-- START --

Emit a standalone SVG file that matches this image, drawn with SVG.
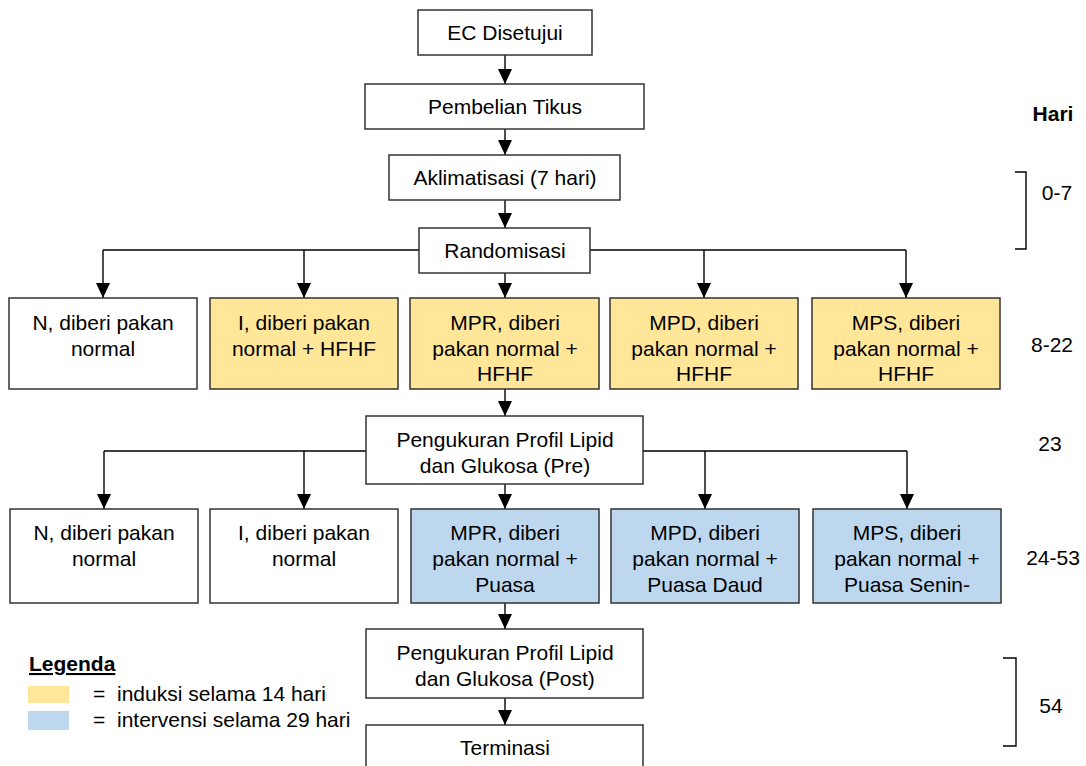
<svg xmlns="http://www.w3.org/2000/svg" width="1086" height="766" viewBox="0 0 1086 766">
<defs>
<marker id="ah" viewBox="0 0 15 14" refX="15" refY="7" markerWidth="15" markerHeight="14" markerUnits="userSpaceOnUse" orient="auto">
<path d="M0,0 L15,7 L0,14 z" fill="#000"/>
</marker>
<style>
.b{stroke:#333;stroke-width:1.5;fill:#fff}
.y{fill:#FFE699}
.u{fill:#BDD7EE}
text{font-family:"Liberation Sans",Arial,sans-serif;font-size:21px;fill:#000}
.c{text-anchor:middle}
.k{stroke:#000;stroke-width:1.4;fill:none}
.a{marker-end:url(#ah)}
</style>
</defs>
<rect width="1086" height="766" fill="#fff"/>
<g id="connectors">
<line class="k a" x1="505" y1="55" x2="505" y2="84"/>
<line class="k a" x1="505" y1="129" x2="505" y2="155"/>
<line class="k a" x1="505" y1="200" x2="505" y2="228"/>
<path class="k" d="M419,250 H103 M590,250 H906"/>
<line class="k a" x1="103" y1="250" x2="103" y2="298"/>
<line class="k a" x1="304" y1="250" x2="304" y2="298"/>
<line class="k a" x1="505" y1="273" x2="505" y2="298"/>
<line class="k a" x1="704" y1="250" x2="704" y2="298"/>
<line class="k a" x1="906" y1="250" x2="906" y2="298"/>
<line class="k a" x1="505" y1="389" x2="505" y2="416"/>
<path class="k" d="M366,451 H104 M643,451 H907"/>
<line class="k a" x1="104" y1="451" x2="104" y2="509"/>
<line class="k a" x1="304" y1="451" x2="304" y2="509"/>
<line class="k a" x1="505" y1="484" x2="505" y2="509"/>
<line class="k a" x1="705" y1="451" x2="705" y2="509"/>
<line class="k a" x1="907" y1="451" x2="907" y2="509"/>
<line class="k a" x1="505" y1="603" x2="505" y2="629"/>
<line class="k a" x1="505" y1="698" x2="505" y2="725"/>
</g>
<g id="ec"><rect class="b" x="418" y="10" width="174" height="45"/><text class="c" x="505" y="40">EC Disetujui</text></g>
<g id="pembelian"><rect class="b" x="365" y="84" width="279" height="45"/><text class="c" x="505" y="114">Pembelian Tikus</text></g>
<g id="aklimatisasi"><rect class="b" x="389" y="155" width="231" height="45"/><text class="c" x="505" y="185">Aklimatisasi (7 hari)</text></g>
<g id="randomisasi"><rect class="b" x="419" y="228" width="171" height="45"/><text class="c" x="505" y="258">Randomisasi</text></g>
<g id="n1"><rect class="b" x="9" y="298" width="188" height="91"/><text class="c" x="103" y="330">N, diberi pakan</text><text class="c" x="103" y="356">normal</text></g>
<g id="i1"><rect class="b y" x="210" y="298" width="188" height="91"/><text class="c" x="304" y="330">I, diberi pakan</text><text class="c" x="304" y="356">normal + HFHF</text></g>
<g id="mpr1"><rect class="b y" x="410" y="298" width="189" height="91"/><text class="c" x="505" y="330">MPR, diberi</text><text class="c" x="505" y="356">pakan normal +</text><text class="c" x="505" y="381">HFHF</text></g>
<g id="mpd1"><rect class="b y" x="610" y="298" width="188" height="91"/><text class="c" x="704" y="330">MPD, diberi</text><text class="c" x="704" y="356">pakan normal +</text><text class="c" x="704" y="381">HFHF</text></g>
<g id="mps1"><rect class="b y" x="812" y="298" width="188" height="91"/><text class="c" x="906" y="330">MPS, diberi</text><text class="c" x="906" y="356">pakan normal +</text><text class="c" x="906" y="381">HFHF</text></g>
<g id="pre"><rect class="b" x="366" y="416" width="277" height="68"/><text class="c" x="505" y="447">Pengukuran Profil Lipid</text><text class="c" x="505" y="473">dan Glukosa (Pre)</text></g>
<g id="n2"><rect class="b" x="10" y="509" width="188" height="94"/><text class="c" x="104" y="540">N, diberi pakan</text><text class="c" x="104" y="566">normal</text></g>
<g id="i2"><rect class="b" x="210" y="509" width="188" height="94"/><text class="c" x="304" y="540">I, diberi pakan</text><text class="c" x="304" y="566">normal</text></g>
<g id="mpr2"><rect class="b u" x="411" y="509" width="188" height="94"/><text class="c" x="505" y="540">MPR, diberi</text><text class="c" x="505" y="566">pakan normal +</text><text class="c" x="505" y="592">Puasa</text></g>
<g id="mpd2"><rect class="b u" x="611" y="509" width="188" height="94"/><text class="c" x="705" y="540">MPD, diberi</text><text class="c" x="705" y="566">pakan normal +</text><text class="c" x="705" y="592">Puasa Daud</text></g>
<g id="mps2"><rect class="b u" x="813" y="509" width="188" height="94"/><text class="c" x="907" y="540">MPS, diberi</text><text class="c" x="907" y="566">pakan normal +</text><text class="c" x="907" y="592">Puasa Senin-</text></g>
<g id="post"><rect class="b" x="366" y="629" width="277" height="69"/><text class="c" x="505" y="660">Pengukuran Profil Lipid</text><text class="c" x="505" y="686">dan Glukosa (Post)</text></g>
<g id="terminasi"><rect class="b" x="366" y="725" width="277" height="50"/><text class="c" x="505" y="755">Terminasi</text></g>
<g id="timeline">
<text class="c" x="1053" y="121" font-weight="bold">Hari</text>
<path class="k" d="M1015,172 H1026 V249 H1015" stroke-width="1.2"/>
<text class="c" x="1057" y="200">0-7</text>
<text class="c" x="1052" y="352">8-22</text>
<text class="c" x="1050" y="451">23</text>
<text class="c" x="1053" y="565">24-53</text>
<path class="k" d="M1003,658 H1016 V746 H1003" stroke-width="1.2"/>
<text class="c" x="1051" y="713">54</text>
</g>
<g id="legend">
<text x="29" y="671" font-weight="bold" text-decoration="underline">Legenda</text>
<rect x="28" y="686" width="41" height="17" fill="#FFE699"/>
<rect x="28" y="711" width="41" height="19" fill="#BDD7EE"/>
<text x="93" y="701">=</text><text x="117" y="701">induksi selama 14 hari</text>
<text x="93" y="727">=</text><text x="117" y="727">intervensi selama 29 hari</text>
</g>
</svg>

-- END --

▶ Your task: Repeat the data exactly in full, omitting its pictures.

▶ Worked solution:
Emit a standalone SVG file that matches this image, drawn with SVG.
<svg xmlns="http://www.w3.org/2000/svg" width="1086" height="766" viewBox="0 0 1086 766">
<defs>
<marker id="ah" viewBox="0 0 15 14" refX="15" refY="7" markerWidth="15" markerHeight="14" markerUnits="userSpaceOnUse" orient="auto">
<path d="M0,0 L15,7 L0,14 z" fill="#000"/>
</marker>
<style>
.b{stroke:#333;stroke-width:1.5;fill:#fff}
.y{fill:#FFE699}
.u{fill:#BDD7EE}
text{font-family:"Liberation Sans",Arial,sans-serif;font-size:21px;fill:#000}
.c{text-anchor:middle}
.k{stroke:#000;stroke-width:1.4;fill:none}
.a{marker-end:url(#ah)}
</style>
</defs>
<rect width="1086" height="766" fill="#fff"/>
<g id="connectors">
<line class="k a" x1="505" y1="55" x2="505" y2="84"/>
<line class="k a" x1="505" y1="129" x2="505" y2="155"/>
<line class="k a" x1="505" y1="200" x2="505" y2="228"/>
<path class="k" d="M419,250 H103 M590,250 H906"/>
<line class="k a" x1="103" y1="250" x2="103" y2="298"/>
<line class="k a" x1="304" y1="250" x2="304" y2="298"/>
<line class="k a" x1="505" y1="273" x2="505" y2="298"/>
<line class="k a" x1="704" y1="250" x2="704" y2="298"/>
<line class="k a" x1="906" y1="250" x2="906" y2="298"/>
<line class="k a" x1="505" y1="389" x2="505" y2="416"/>
<path class="k" d="M366,451 H104 M643,451 H907"/>
<line class="k a" x1="104" y1="451" x2="104" y2="509"/>
<line class="k a" x1="304" y1="451" x2="304" y2="509"/>
<line class="k a" x1="505" y1="484" x2="505" y2="509"/>
<line class="k a" x1="705" y1="451" x2="705" y2="509"/>
<line class="k a" x1="907" y1="451" x2="907" y2="509"/>
<line class="k a" x1="505" y1="603" x2="505" y2="629"/>
<line class="k a" x1="505" y1="698" x2="505" y2="725"/>
</g>
<g id="ec"><rect class="b" x="418" y="10" width="174" height="45"/><text class="c" x="505" y="40">EC Disetujui</text></g>
<g id="pembelian"><rect class="b" x="365" y="84" width="279" height="45"/><text class="c" x="505" y="114">Pembelian Tikus</text></g>
<g id="aklimatisasi"><rect class="b" x="389" y="155" width="231" height="45"/><text class="c" x="505" y="185">Aklimatisasi (7 hari)</text></g>
<g id="randomisasi"><rect class="b" x="419" y="228" width="171" height="45"/><text class="c" x="505" y="258">Randomisasi</text></g>
<g id="n1"><rect class="b" x="9" y="298" width="188" height="91"/><text class="c" x="103" y="330">N, diberi pakan</text><text class="c" x="103" y="356">normal</text></g>
<g id="i1"><rect class="b y" x="210" y="298" width="188" height="91"/><text class="c" x="304" y="330">I, diberi pakan</text><text class="c" x="304" y="356">normal + HFHF</text></g>
<g id="mpr1"><rect class="b y" x="410" y="298" width="189" height="91"/><text class="c" x="505" y="330">MPR, diberi</text><text class="c" x="505" y="356">pakan normal +</text><text class="c" x="505" y="381">HFHF</text></g>
<g id="mpd1"><rect class="b y" x="610" y="298" width="188" height="91"/><text class="c" x="704" y="330">MPD, diberi</text><text class="c" x="704" y="356">pakan normal +</text><text class="c" x="704" y="381">HFHF</text></g>
<g id="mps1"><rect class="b y" x="812" y="298" width="188" height="91"/><text class="c" x="906" y="330">MPS, diberi</text><text class="c" x="906" y="356">pakan normal +</text><text class="c" x="906" y="381">HFHF</text></g>
<g id="pre"><rect class="b" x="366" y="416" width="277" height="68"/><text class="c" x="505" y="447">Pengukuran Profil Lipid</text><text class="c" x="505" y="473">dan Glukosa (Pre)</text></g>
<g id="n2"><rect class="b" x="10" y="509" width="188" height="94"/><text class="c" x="104" y="540">N, diberi pakan</text><text class="c" x="104" y="566">normal</text></g>
<g id="i2"><rect class="b" x="210" y="509" width="188" height="94"/><text class="c" x="304" y="540">I, diberi pakan</text><text class="c" x="304" y="566">normal</text></g>
<g id="mpr2"><rect class="b u" x="411" y="509" width="188" height="94"/><text class="c" x="505" y="540">MPR, diberi</text><text class="c" x="505" y="566">pakan normal +</text><text class="c" x="505" y="592">Puasa</text></g>
<g id="mpd2"><rect class="b u" x="611" y="509" width="188" height="94"/><text class="c" x="705" y="540">MPD, diberi</text><text class="c" x="705" y="566">pakan normal +</text><text class="c" x="705" y="592">Puasa Daud</text></g>
<g id="mps2"><rect class="b u" x="813" y="509" width="188" height="94"/><text class="c" x="907" y="540">MPS, diberi</text><text class="c" x="907" y="566">pakan normal +</text><text class="c" x="907" y="592">Puasa Senin-</text></g>
<g id="post"><rect class="b" x="366" y="629" width="277" height="69"/><text class="c" x="505" y="660">Pengukuran Profil Lipid</text><text class="c" x="505" y="686">dan Glukosa (Post)</text></g>
<g id="terminasi"><rect class="b" x="366" y="725" width="277" height="50"/><text class="c" x="505" y="755">Terminasi</text></g>
<g id="timeline">
<text class="c" x="1053" y="121" font-weight="bold">Hari</text>
<path class="k" d="M1015,172 H1026 V249 H1015" stroke-width="1.2"/>
<text class="c" x="1057" y="200">0-7</text>
<text class="c" x="1052" y="352">8-22</text>
<text class="c" x="1050" y="451">23</text>
<text class="c" x="1053" y="565">24-53</text>
<path class="k" d="M1003,658 H1016 V746 H1003" stroke-width="1.2"/>
<text class="c" x="1051" y="713">54</text>
</g>
<g id="legend">
<text x="29" y="671" font-weight="bold" text-decoration="underline">Legenda</text>
<rect x="28" y="686" width="41" height="17" fill="#FFE699"/>
<rect x="28" y="711" width="41" height="19" fill="#BDD7EE"/>
<text x="93" y="701">=</text><text x="117" y="701">induksi selama 14 hari</text>
<text x="93" y="727">=</text><text x="117" y="727">intervensi selama 29 hari</text>
</g>
</svg>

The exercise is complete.